An Egyptian court on Saturday overturned life sentences for Mohamed Badie, the Muslim Brotherhood's supreme guide, and seven others accused of inciting violence west of Cairo in 2013.

In mid-2014, Badie and seven co-defendants were sentenced to life on charges of inciting violence west of Cairo, in which nine people were killed and 21 others injured.

Six people were slapped with death sentences in absentia in the same case.

On Saturday, the Court of Cassation, Egypt's highest appellate court, however, accepted an appeal filed by Badie and his co-defendants and ordered a retrial, a judicial source said anonymously due to restrictions on speaking to media.

Defense lawyer Osama al-Helw said the court found an "error" in the trial proceedings of Muslim Brotherhood leader Essam al-Erian, one of the defendants, and ordered a retrial.

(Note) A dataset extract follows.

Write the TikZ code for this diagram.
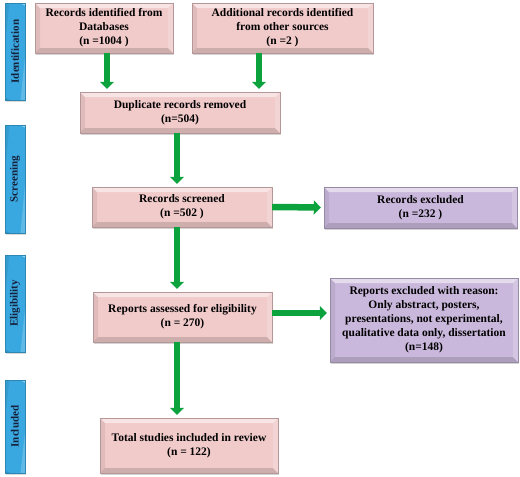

Egypt has been racked by turmoil since the military deposed Mohamed Morsi, Egypt's first freely elected president, in a 2013 military coup.

Since Morsi's ouster, Egyptian authorities have launched a crackdown on his supporters and Brotherhood members, killing hundreds and throwing tens of thousands behind bars.

The military-backed authorities have blacklisted the Brotherhood as a "terrorist group" in late 2013.